US and Israeli threats of a military strike have done nothing to stop Iran’s pursuit of a nuclear capability, Israeli Prime Minister Benjamin Netanyahu said yesterday in talks with US Defence Secretary Leon Panetta.

“You yourself said a few months ago that when all else fails, America will act. But these declarations have also not yet convinced the Iranians to stop their programme,” Mr Netanyahu told the Pentagon chief.

“This must change, and it must change quickly because time to resolve this issue peacefully is running out.”

Mr Panetta issued his own warning to Iran over its efforts to develop what Israel and much of the West believe is a bid for military nuclear capability.

“They have a choice to make,” he told reporters on a visit to an Iron Dome missile defence battery in the southern port town of Ashkelon with Israeli Defence Minister Ehud Barak.

“They can either negotiate in a way that tries to resolve these issues and has them abiding by international rules and requirements and giving up their effort to develop their nuclear capability.

“But if they don’t, and if they continue to make the decision to proceed with a nuclear weapon... we have options that we are prepared to implement to ensure that does not happen.”

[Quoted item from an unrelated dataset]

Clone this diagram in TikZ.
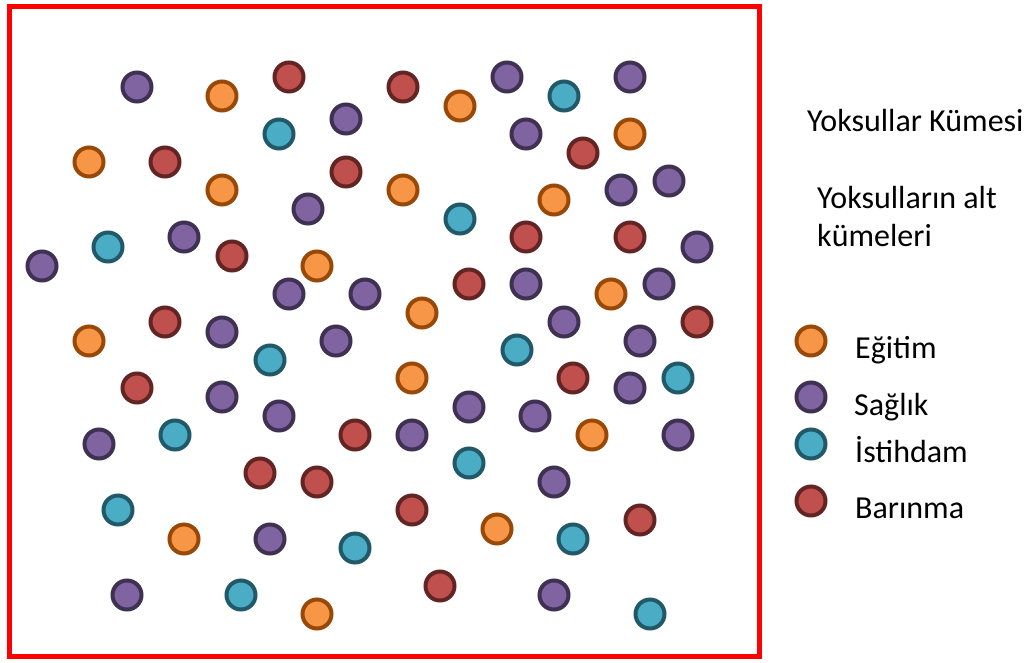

Israel, the sole – if undeclared – nuclear power in the Middle East, has repeatedly warned that a nuclear Iran would pose an existential threat to it, and both Israeli and US officials have repeatedly warned that all options – including a military strike – were on the table for preventing such a scenario. “You recently said that sanctions on Iran are having a big impact on the Iranian economy, and that is correct,” MrNetanyahu told Mr Panetta. “But unfortunately it is also true that neither sanctions nor diplomacy have yet had any impact on Iran’s nuclear weapons programme.

And until now, Iran had not taken US or Israeli threats of a military strike on its uranium enrichment facilities seriously, he said.

Mr Panetta reiterated US pleas for time to let diplomacy and sanctions work before considering a strike.

“We have to exhaust every option, every effort before we resort to military action,” he said in Ashkelon.

“It is my responsibility as secretary of defence to provide the president with a full range of options, including military options should diplomacy fail,” he added.

Asked how the Obama administration would react in the event of a unilateral Israeli strike, Mr Panetta said that the question of what was in Israel’s national security interest “is something that must be left up to the Israelis.”

Mr Barak said it was extremely unlikely that sanctions and diplomacy would convince Iran to abandon its nuclear ambitions, which Tehran insists are peaceful.

“The probability of this happening is extremely low,” he said, noting Iran was continuing with daily enrichment of “uranium needed for their weapon.”

Reacting yesterday, the White House insisted sanctions against Iran were having a “significant” impact.

President Barack Obama’s spokesman Jay Carney said Iran had “yet to make the choice it needs to, which is to abandon its nuclear weapons ambitions.”